For the Data Laboratory final exam I had to apply PCA using the R programming language. This repository contains the same project, but also a version implemented in Python as a CMD tool that extends functionalities, adding more analytical methods.
This application aims for:
- data handling
- data cleaning
- data processing
- data visualization through plots and log files
- Sklearn: provides machine learning algorithms making possible to build classification and regression models, implementing unsupervised techniques.
- Scipy: provides scientific algorithms needed for statistics and signal processing. It makes possible to build polynomials that better fits a set of values.
- Numpy: introduce multi dimensional arrays and a set of mathematical functions to operate on these ndarrays.
- Pandas: allows to work with external data files in python which becomes very powerful at combining it with numpy functionalities.
- Gnuplot: used externally to builds the 3D plots once the .dat files are ready
For now, the following methods were implemented:
- ICA
- PCA
- tSNE
- Logistic Regression
- Decision Tree as Classifier
- Random Forest Classifier
- K-Nearest Neighbors Classifier
- Support Vector Classifer
- Linear Regression
- Ridge Regression
- Decision Tree Regressor
- K-nearest Neighbor Regressor
- Support Vector Regressor
- Lagrange
- Chebyshev
- Taylor (in discussion)
Information about these commands can be found by using the help command.
cal help
Let's create a new project called heisenberg (walter white)
cal new p:heisenberg
Later, for setting an specific source data file:
cal set d:src
Global variables and labels can be setted for exploratory univariate analysis like building histograms, boxplots or printing dispersion statistics.
cal set g:var
cal set g:lab
cal set g:histo_var
Once a data source is selected, its variables can be observed by using list. For type, n stands for numerical and c for categorical. A white space includes all variables. Once variables are listed, any can be choosen to fill the var or histo_var (which cannot be categorical) field.
cal list vars <type>
For exploratory analysis xp command is used. If any type of analysis is specified it executes everyone as long as variables are setted at the manifest.json. Available types are boxplot, histograms, correlation matrix, dispersion metrics, and cateogorical variables.

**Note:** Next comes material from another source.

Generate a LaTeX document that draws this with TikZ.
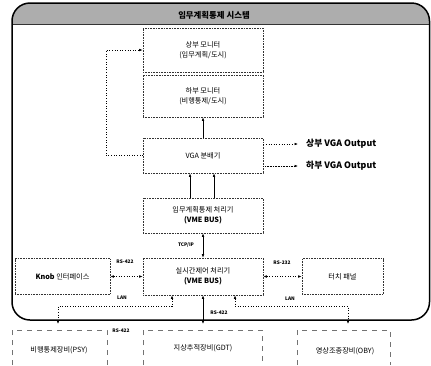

Use the help command to learn the code that stands for the the mentioned analysis.
cal xp <type>
The following command applies the dimension reduction PCA algorithm taking the source file previously setted:
cal app dr:pca -r <reference>
Alternatively, output filename and reference (which is the target colummn in the dataframe) can be specified in the same command:
cal app dr:<example.csv>:pca -o <pca.png> -r <reference>
For classification using Logistic model:
cal app c:l -r <reference>
This is analogous to the previous one:
cal app r:svr -r <reference>
Polynomial approximation can be applied using Lagrange or Chebyshev algorithms by indicating them with l or c respectively.
cal app a:l
Besides polynomials, lines can be used as approximations (which is not true because they're are just put together scattered points, that is the reason that not proccesing it carried out, there is not a model to generate)

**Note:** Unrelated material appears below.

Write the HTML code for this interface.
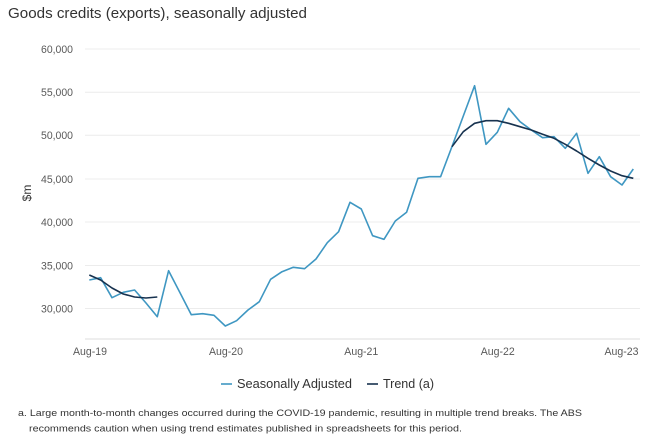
<!DOCTYPE html>
<html><head><meta charset="utf-8"><style>
html,body{margin:0;padding:0;background:#fff;}
svg{display:block;}
text{font-family:"Liberation Sans",sans-serif;}
</style></head><body>
<svg width="648" height="448" viewBox="0 0 648 448" xmlns="http://www.w3.org/2000/svg">
<rect width="648" height="448" fill="#fff"/>
<text x="8" y="18" font-size="14.5" fill="#333" textLength="299" lengthAdjust="spacingAndGlyphs">Goods credits (exports), seasonally adjusted</text>
<g stroke="#ececec" stroke-width="1">
<line x1="85" y1="49" x2="640" y2="49"/>
<line x1="85" y1="92.3" x2="640" y2="92.3"/>
<line x1="85" y1="135.3" x2="640" y2="135.3"/>
<line x1="85" y1="179" x2="640" y2="179"/>
<line x1="85" y1="222" x2="640" y2="222"/>
<line x1="85" y1="265.5" x2="640" y2="265.5"/>
<line x1="85" y1="308.5" x2="640" y2="308.5"/>
</g>
<line x1="85" y1="339" x2="640" y2="339" stroke="#e3e3e3" stroke-width="1.2"/>
<g font-size="11" fill="#595959" text-anchor="end">
<text x="73" y="53" textLength="32" lengthAdjust="spacingAndGlyphs">60,000</text>
<text x="73" y="96" textLength="32" lengthAdjust="spacingAndGlyphs">55,000</text>
<text x="73" y="139" textLength="32" lengthAdjust="spacingAndGlyphs">50,000</text>
<text x="73" y="183" textLength="32" lengthAdjust="spacingAndGlyphs">45,000</text>
<text x="73" y="226" textLength="32" lengthAdjust="spacingAndGlyphs">40,000</text>
<text x="73" y="269.5" textLength="32" lengthAdjust="spacingAndGlyphs">35,000</text>
<text x="73" y="312.5" textLength="32" lengthAdjust="spacingAndGlyphs">30,000</text>
</g>
<text transform="translate(31,193) rotate(-90)" font-size="12" fill="#333" text-anchor="middle">$m</text>
<g font-size="11" fill="#595959" text-anchor="middle">
<text x="90" y="355" textLength="34" lengthAdjust="spacingAndGlyphs">Aug-19</text>
<text x="226" y="355" textLength="34" lengthAdjust="spacingAndGlyphs">Aug-20</text>
<text x="361.3" y="355" textLength="34" lengthAdjust="spacingAndGlyphs">Aug-21</text>
<text x="497.7" y="355" textLength="34" lengthAdjust="spacingAndGlyphs">Aug-22</text>
<text x="621.5" y="355" textLength="34" lengthAdjust="spacingAndGlyphs">Aug-23</text>
</g>
<polyline fill="none" stroke="#3f97c2" stroke-width="1.6" stroke-linejoin="round" points="89.3,280 100.6,277.7 112,297.7 123.3,292.3 134.6,290 146,303 157.3,316.7 168.6,270.7 180,292.7 191.3,314.7 202.6,313.7 214,315.3 225.3,326 236.6,320.7 248,310 259.3,301.7 270.6,279.3 282,271.7 293.3,267.3 304.6,268.7 316,259 327.3,242.7 338.6,231.7 350,202.3 361.3,209 372.6,235.7 384,239.3 395.3,221 406.6,212.3 418,178.3 429.3,176.7 440.6,176.7 452,146.5 463.3,116 474.6,85.7 486,144.3 497.3,132.3 508.6,108.3 520,121.7 531.3,130 542.6,137.7 554,136.7 565.3,148.3 576.6,133.3 588,173.3 599.3,156.7 610.6,176.7 622,185 633.3,169"/>
<polyline fill="none" stroke="#17324f" stroke-width="1.6" stroke-linejoin="round" points="89.3,275 100.6,280 112,288 123.3,294 134.6,297 146,298 157.3,297"/>
<polyline fill="none" stroke="#17324f" stroke-width="1.6" stroke-linejoin="round" points="452,146.7 463.3,131.7 474.6,123.3 486,120.7 497.3,120.7 508.6,123.3 520,126.7 531.3,130 542.6,134.3 554,138.3 565.3,144.3 576.6,151 588,158.3 599.3,165 610.6,171 622,175.7 633.3,178.3"/>
<line x1="221" y1="384" x2="232" y2="384" stroke="#3f97c2" stroke-width="1.6"/>
<text x="237" y="388" font-size="12.5" fill="#333" textLength="115" lengthAdjust="spacingAndGlyphs">Seasonally Adjusted</text>
<line x1="367" y1="384" x2="378" y2="384" stroke="#17324f" stroke-width="1.6"/>
<text x="383" y="388" font-size="12.5" fill="#333" textLength="51" lengthAdjust="spacingAndGlyphs">Trend (a)</text>
<text x="18" y="416" font-size="9.5" fill="#333" textLength="564" lengthAdjust="spacingAndGlyphs">a. Large month-to-month changes occurred during the COVID-19 pandemic, resulting in multiple trend breaks. The ABS</text>
<text x="29" y="431.5" font-size="9.5" fill="#333" textLength="433" lengthAdjust="spacingAndGlyphs">recommends caution when using trend estimates published in spreadsheets for this period.</text>
</svg>
</body></html>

cal app a:l -lt <linetype>
In should be specfied the variable to plot like 'R' for aparent resistivity, 'C' for aparent conductivity or 'IO' for the Ip and Op component in EMI prospecting data.
cal app a:- -lt <linetype>
- stands for setting. It's used for building EMI profiles from field sheets. Once profiles are ready, plotlines can be built.

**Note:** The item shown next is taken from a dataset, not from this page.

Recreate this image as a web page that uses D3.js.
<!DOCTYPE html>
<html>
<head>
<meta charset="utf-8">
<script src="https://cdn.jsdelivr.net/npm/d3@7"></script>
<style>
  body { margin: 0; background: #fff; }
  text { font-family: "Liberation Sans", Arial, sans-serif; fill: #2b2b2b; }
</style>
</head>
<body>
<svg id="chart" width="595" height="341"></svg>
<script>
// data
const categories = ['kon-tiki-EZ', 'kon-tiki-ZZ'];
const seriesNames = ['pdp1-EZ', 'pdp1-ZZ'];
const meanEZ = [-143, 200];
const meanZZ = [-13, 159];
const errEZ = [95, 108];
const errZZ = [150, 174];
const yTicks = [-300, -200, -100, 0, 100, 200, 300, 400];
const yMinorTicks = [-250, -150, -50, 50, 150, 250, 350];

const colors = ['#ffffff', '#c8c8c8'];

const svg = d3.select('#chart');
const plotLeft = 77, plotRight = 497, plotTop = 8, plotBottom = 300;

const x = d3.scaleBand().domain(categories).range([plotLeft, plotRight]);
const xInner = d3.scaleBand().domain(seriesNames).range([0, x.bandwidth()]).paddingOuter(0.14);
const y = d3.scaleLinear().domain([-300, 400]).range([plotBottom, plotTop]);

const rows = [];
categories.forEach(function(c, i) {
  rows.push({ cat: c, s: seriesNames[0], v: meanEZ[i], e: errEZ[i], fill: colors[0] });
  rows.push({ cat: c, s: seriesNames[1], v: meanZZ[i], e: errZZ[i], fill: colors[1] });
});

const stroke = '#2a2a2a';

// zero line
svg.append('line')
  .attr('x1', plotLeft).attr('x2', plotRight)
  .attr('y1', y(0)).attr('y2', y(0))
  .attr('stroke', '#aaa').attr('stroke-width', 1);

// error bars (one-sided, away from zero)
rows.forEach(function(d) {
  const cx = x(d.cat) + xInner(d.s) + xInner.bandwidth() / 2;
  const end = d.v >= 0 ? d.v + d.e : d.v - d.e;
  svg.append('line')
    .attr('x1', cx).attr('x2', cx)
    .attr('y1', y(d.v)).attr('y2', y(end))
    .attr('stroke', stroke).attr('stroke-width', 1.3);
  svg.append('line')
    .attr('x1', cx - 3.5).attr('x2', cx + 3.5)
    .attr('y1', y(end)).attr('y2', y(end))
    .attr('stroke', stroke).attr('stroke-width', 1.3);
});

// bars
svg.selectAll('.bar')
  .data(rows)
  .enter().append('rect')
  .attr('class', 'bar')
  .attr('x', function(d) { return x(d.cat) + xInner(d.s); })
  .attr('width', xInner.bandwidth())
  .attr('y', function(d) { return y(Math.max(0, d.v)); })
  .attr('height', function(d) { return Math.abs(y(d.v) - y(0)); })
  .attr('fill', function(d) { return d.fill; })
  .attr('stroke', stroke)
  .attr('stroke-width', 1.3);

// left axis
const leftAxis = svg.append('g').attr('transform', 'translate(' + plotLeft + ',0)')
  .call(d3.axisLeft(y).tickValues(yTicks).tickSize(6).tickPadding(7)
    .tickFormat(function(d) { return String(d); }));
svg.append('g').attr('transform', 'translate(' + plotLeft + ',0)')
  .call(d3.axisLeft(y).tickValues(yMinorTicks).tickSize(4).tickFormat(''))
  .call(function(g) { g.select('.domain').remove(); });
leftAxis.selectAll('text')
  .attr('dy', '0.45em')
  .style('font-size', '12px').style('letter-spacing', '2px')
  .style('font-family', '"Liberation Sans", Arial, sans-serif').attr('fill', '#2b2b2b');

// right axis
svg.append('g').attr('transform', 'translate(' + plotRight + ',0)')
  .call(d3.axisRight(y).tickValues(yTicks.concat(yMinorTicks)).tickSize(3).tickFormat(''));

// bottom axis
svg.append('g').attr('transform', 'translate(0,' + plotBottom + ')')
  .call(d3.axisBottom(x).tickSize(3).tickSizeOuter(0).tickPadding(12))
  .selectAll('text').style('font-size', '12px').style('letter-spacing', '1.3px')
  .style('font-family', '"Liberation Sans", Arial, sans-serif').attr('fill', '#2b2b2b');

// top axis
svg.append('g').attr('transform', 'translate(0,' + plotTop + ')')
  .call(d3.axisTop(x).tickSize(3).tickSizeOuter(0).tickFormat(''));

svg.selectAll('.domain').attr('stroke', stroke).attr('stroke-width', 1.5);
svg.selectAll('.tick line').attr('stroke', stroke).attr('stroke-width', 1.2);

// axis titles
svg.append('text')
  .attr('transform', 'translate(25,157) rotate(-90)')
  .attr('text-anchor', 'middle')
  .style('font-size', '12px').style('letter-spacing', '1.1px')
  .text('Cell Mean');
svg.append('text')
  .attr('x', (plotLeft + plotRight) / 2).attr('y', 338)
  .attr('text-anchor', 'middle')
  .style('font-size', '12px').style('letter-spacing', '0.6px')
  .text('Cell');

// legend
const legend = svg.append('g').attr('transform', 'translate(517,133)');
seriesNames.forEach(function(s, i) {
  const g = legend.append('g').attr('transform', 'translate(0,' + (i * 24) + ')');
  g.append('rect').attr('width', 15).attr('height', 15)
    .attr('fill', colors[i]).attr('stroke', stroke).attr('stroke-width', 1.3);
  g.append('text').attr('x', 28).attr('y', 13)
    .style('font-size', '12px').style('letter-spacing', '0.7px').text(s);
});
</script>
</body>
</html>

cal app a:s -lt <linetype>
s stands for lines. It only builds the mentioned plotlines.
To check the applied current project's methods or the models built, ch is used (which stands for check) as follows:
cal ch meths
cal ch mods
cal ch exps
cal ch pols
The target mods, meths, exps and pols work under the same logic. From the current project, specific methods can be checked. w stands for where conditioning a type group and is signs an specific method.
cal ch meths w pca
cal ch meths w pca is 1
From the data directory, specific filetypes can be filter out by doing
cal ch file -ft csv
Every method and models can be deleted on a cleaning process by typing the cl command that stands for clean. The use is the same as for ch.
cal cl meths w pca
cal cl meths w pca is 1
For building machine learning models, train and test data should be specified or the program will use src specified. Operator can set test file globally by doing:
cal set d:tt
where tt stands for test, tn for train and src for source. What follows is a questions, asking for target file's name. Take into account that the file should be on the data directory.
At the moment of buliding the model, user must choose between the setted train and test data or just splitting the source file by using train_test_split() function that applies a test_size=0.2 unless the key -ts is included followed by any test size required.
Projects could be also deleted by doing:
cal del p:heisenberg
or if you want to delete it all.
cal del p:all
Also, produced plots as images can be delted:
cal del o:all
The operator can navigates throughout different projects by doing:
cal switch p:pinkman
Other commands will be added here as the project grows
Located in the "data" directory, enter the gnuplot assitant:
gnuplot
Then enter the following commands:
set xlabel "Longitud"
set ylabel "Latitud"
set zlabel "REa"
set datafile separator ','
Later, a 3D scatter plot can be built:
splot "Grid" using 6:5:4 with points pt 7 ps 1 notitle
And also, a surface plot:
set hidden3d
set pm3d at s
set view 60, 30
set dgrid3d 50, 50, 2
splot "Grid" using 6:5:4 with pm3d
This repository should be cloned in your local machine or just download it as a zip. Later unzip it at an specific directory. Then use pip to all install libraries needed.
pip install -r requirements.txt
pyinstaller is used to compile the executable:
pyinstaller cal.py
The following is to paste the path to this executable in the environment variables. This way the application can be used globally from the CMD.